C’est le plus froid et le plus venteux des continents. On y a enregistré 89,2 degrés Celsius à la Station Vostok le 21 juillet 1983 — la plus basse température jamais observée sur Terre. Il est recouvert de 13 586 000 Km² de glace, et si cette glace fondait entièrement, le niveau mondial de la mer augmenterait de 70 mètres environ (estimation de la National Geographic Society, Washington, D.C.).

C’est aussi le plus sec des continents, car bien qu’il contienne les trois quarts de l’eau douce de la Terre sous forme de glace, la moyenne des précipitations que l’Antarctique reçoit est inférieure à 5 centimètres par an — ce qui est à peu près le montant de pluie qui tombe annuellement dans la partie la plus aride du Sahara.

Ces chiffres, ce sont les savants qui nous les indiquent ! Car, depuis le Traité de l’Antarctique, signé en 1959 par douze nations auxquelles se sont joints peu à peu d’autres pays (il y en a maintenant 54), le continent est dédié à un usage pacifique et consacré à la recherche et au libre-échange d’informations scientifiques entre pays (actuellement 29 pays ont des programmes d’études et de recherches actives) .

Toutes ces informations, des membres de la Station Palmer (appartenant aux États-Unis) sont venus nous les donner sur le bateau. Car, n’étant pas des scientifiques en mission, nous n’avons pas été autorisés à mettre le pied sur le sol glacé de l’Antarctique.

Mais, chaque jour, nous avons pu admirer un paysage spectaculaire et inoubliable, toujours pareil et pourtant toujours changeant : la mer, les rochers de granite, les icebergs, le ciel et les nuages. J’ai particulièrement aimé les métamorphoses du ciel, lumineux plus de vingt heures sur vingt quatre pendant l’été austral.

C’est pourquoi je vous montre dans cet article quelques photos (sans retouches) des “merveilleux nuages” — expression qu’emploie le poète Baudelaire dans son Petit Poème en prose intitulé “L’étranger” ; expression reprise par la romancière Françoise Sagan en titre d’un de ses ouvrages.

Je crois avoir vu jour après jour presque toutes les sortes de nuages : les stratus, cumulus, stratocumulus, nimbostratus, cumulonimbus, altocumulus, cirrocumulus et cirrus. Je me risque à les identifier, sous toutes réserves, en me fiant à leur définition étymologique (et à celle du dictionnaire Robert).

Que de noms latins !

Voici d’abord des cirrus (et cirrostratus).

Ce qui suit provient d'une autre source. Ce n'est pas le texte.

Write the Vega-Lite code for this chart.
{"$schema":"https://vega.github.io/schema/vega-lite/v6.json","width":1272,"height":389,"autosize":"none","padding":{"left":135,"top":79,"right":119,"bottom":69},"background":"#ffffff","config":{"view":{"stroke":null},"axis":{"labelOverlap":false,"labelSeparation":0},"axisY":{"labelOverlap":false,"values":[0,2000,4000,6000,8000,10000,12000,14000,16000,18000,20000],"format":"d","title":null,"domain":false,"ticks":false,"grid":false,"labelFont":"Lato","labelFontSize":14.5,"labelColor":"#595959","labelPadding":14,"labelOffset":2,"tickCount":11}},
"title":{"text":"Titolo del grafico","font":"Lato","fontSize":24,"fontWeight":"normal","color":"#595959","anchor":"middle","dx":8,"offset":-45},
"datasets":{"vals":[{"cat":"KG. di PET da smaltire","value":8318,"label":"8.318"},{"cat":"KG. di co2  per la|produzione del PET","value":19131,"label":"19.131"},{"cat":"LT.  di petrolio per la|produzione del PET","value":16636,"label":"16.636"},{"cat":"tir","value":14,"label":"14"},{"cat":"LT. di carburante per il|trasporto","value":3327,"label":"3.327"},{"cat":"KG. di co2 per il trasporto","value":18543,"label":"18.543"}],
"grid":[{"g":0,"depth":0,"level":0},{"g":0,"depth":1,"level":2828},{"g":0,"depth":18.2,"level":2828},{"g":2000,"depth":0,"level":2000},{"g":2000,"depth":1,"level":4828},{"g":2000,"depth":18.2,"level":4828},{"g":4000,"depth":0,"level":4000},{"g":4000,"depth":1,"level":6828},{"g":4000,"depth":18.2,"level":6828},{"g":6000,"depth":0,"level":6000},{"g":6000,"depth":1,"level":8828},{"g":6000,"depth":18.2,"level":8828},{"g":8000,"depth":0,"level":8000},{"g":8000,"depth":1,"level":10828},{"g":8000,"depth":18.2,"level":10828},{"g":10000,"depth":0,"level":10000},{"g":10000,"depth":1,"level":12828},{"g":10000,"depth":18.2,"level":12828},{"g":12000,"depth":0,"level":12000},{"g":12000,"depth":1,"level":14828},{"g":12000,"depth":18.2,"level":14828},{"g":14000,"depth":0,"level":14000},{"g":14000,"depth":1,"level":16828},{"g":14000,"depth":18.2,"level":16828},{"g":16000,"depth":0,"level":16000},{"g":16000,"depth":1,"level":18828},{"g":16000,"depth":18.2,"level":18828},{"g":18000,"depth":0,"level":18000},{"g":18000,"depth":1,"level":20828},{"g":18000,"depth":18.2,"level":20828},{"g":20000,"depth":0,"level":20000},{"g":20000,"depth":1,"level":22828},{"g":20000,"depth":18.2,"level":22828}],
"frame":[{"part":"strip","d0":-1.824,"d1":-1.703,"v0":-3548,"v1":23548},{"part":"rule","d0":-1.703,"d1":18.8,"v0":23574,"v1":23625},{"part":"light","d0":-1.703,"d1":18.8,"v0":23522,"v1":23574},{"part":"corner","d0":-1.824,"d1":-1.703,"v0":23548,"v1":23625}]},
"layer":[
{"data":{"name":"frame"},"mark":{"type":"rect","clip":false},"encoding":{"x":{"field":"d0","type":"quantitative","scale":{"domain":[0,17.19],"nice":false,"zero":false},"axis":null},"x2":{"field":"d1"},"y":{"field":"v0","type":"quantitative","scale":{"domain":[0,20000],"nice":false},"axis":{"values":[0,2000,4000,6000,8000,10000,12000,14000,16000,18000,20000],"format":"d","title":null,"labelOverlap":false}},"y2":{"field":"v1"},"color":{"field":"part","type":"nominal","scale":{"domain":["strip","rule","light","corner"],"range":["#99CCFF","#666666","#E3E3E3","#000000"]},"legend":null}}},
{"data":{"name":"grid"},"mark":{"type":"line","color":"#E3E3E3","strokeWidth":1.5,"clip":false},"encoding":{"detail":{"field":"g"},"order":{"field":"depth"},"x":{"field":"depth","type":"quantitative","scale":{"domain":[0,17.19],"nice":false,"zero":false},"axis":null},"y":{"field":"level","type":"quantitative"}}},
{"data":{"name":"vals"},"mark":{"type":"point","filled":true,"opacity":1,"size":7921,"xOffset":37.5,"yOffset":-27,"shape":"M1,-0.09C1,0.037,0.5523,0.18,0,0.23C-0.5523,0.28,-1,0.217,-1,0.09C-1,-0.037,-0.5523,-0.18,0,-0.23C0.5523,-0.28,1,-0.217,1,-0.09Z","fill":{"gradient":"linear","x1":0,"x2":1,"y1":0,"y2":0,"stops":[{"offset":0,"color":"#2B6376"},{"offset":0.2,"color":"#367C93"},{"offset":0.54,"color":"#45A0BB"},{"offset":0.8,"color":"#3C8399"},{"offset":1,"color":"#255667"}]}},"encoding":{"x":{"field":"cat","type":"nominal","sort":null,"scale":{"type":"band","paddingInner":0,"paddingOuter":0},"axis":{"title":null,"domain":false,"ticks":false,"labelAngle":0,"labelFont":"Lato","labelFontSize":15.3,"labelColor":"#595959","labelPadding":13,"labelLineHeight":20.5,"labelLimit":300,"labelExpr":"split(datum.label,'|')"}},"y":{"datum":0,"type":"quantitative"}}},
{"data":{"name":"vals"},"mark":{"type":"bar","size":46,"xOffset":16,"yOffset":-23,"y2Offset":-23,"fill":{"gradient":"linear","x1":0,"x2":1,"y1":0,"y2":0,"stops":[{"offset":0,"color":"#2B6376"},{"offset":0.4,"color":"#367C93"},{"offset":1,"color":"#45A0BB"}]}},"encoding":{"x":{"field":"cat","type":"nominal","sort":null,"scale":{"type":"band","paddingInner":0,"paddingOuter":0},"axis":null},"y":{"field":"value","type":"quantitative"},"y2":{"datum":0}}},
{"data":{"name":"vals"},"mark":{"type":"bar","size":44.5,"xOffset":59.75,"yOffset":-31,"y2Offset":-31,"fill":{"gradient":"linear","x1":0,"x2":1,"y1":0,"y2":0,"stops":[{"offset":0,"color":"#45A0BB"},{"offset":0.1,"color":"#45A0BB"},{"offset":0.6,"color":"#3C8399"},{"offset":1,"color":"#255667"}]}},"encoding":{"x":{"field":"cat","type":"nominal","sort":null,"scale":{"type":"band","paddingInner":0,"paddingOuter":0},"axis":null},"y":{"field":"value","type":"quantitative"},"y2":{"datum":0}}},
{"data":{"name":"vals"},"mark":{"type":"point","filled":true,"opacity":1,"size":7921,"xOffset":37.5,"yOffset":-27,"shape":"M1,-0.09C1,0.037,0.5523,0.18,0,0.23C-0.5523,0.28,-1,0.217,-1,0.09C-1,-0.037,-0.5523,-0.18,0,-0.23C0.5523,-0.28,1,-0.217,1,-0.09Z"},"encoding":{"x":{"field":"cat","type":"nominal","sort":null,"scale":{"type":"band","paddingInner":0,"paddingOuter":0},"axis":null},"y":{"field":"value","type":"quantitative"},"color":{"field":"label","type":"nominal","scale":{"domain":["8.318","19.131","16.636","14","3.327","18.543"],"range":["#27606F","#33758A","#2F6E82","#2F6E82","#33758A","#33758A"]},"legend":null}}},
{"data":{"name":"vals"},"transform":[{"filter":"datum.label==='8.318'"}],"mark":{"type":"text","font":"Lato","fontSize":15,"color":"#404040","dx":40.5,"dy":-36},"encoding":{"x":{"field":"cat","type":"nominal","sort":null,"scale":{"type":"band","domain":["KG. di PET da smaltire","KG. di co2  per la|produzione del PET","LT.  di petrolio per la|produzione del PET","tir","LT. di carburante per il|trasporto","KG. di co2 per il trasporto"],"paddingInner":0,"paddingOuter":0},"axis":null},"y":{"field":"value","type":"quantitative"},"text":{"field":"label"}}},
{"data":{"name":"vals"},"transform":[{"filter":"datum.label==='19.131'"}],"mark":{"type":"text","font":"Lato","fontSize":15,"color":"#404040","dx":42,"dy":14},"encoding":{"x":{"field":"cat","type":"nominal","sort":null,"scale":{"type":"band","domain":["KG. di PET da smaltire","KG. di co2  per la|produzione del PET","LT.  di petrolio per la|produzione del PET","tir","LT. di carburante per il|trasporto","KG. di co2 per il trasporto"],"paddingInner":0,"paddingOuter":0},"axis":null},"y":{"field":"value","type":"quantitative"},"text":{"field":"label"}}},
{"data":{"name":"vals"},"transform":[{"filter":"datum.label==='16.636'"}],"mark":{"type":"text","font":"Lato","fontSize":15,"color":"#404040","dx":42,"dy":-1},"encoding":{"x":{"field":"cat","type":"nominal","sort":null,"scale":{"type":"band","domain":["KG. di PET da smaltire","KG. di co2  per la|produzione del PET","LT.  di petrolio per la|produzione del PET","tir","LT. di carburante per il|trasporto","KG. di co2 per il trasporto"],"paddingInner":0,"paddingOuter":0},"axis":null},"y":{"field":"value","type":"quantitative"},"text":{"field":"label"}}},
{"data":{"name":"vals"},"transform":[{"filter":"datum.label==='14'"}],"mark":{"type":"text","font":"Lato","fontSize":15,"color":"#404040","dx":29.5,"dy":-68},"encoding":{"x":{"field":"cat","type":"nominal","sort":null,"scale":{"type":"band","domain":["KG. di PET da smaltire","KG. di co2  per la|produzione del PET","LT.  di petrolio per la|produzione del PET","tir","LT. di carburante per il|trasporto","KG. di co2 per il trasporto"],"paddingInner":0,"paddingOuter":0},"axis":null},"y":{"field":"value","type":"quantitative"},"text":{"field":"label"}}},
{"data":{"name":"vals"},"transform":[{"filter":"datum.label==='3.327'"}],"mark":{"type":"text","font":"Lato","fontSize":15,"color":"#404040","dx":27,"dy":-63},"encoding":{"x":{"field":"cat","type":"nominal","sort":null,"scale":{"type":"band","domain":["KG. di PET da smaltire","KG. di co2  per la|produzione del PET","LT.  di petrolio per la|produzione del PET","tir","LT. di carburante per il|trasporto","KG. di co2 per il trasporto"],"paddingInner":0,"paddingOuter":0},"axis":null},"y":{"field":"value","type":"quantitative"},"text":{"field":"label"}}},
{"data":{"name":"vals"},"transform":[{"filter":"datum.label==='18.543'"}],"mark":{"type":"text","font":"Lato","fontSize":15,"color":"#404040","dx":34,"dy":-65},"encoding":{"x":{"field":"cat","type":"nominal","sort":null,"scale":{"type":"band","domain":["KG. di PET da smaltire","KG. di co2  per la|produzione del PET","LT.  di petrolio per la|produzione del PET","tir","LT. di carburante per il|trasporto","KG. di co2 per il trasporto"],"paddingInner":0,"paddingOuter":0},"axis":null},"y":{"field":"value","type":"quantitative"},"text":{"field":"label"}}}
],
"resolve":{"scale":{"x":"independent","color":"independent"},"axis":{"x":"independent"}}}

Cirrus a plusieurs sens, comme l’indique le dictionnaire Gaffiot (Latin-Français). Il qualifie toujours quelque chose de fin : une boucle de cheveux, une touffe de crins au front d’un cheval, une aigrette d’oiseau, un rameau filiforme, un bras de polype, une frange de vêtement, ou la bordure effrangée d’une huître !

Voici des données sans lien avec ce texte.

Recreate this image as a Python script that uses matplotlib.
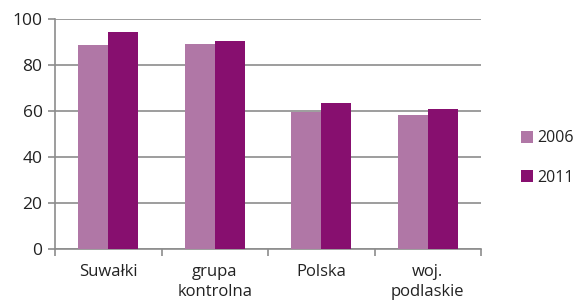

Les cirrus sont donc des nuages qui s’étirent en filaments très haut dans le ciel.

Puis des stratus.

Stratus signifie “couverture de lit, couche, tapis” en latin. Les stratus, qui se rencontrent à basse altitude, et apparaissent souvent gris, semblent “couvrir” l’endroit au-dessus duquel ils sont. Le mot français “strate” (couche de terrain, en géologie) vient de stratus.

Ensuite, des cumulus (et stratocumulus ou cirrocumulus).

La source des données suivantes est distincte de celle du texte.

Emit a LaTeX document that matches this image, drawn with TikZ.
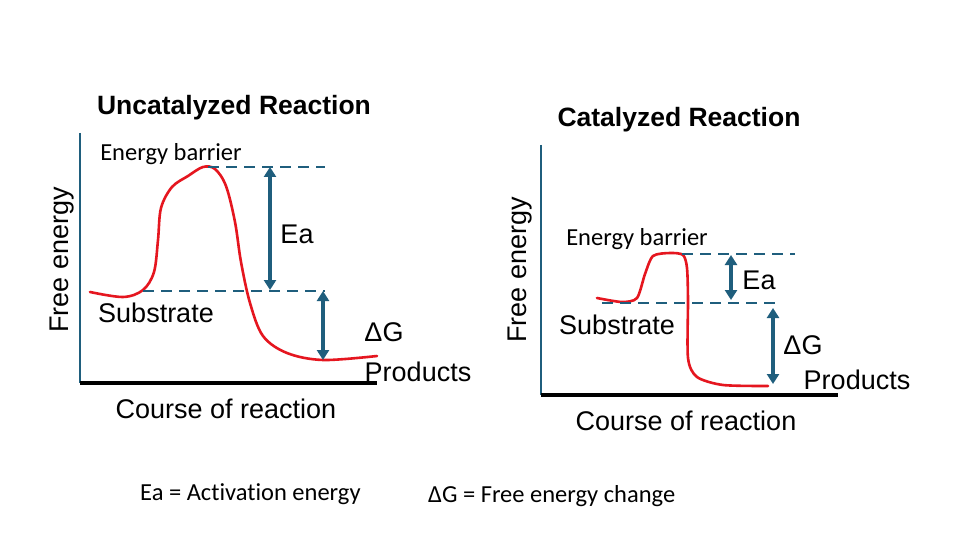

Cumulus signifie “amas, amoncellement”. Il est à l’origine de plusieurs mots français : “cumul, cumuler, accumuler, accumulation etc.”

Enfin, des nimbus ( ainsi que des nimbostratus et des cumulonimbus).

Nimbus a de nombreux sens. Il désigne d’abord la “pluie d’orage, l’averse”, puis le “(gros) nuage enveloppant les dieux” — les dieux olympiens gréco-romains étant censés habiter au sommet du Mont Olympe, en Grèce, dont le sommet est habituellement caché par des nuages ! C’est peut-être à cause de cela que l’on dit d’une personne rêveuse, distraite, ou loin des réalités quotidiennes, qu’elle est “dans les nuages” ou “sur son petit nuage” ?

D’où le nom du personnage du Professeur Nimbus, une bande dessinée française où le héros préfigure, par sa distraction, le fameux Professeur Tournesol d’Hergé. Et sans doute aussi le nom du balai de Harry Potter (Nimbus 2000), auxiliaire de ses victoires aériennes au jeu du Quidditch ! Nimbus désigne aussi le “nimbe” (auréole d’un saint) et un “nuage de poussière ou de fumée”. Au sens figuré, il est synonyme de “situation orageuse, malheur”. Il a donné le verbe “nimber” qui signifie “entourer de lumière”. 

Quant à l’adjectif altus (“alto” en composition avec “cumulus” dans le nom de l’altocumulus), il signifie ici “haut, élevé”, comme dans “altitude”.

Il y a aussi des ciels nuageux inclassables (pour moi !) et superbes. Rien de “froid” dans cet univers silencieux : c’est envoûtant …

Finalement, il est fort possible que je me sois trompée dans mon identification des nuages sur certaines photos.

Ne m’en veuillez pas, même après mon retour chez moi je suis encore “dans les nuages” !

One thought on “Les “merveilleux nuages” de l’Antarctique

  1. Je rêve à ces splendides ciels tandis que depuis deux jours nous vivons sous un ciel plombé…Merci de nous faire partager et ton enthousiasme et tes connaissances pour expliquer ces phénomènes. Que la douceur de tes beaux souvenirs t’accompagne, Catherine.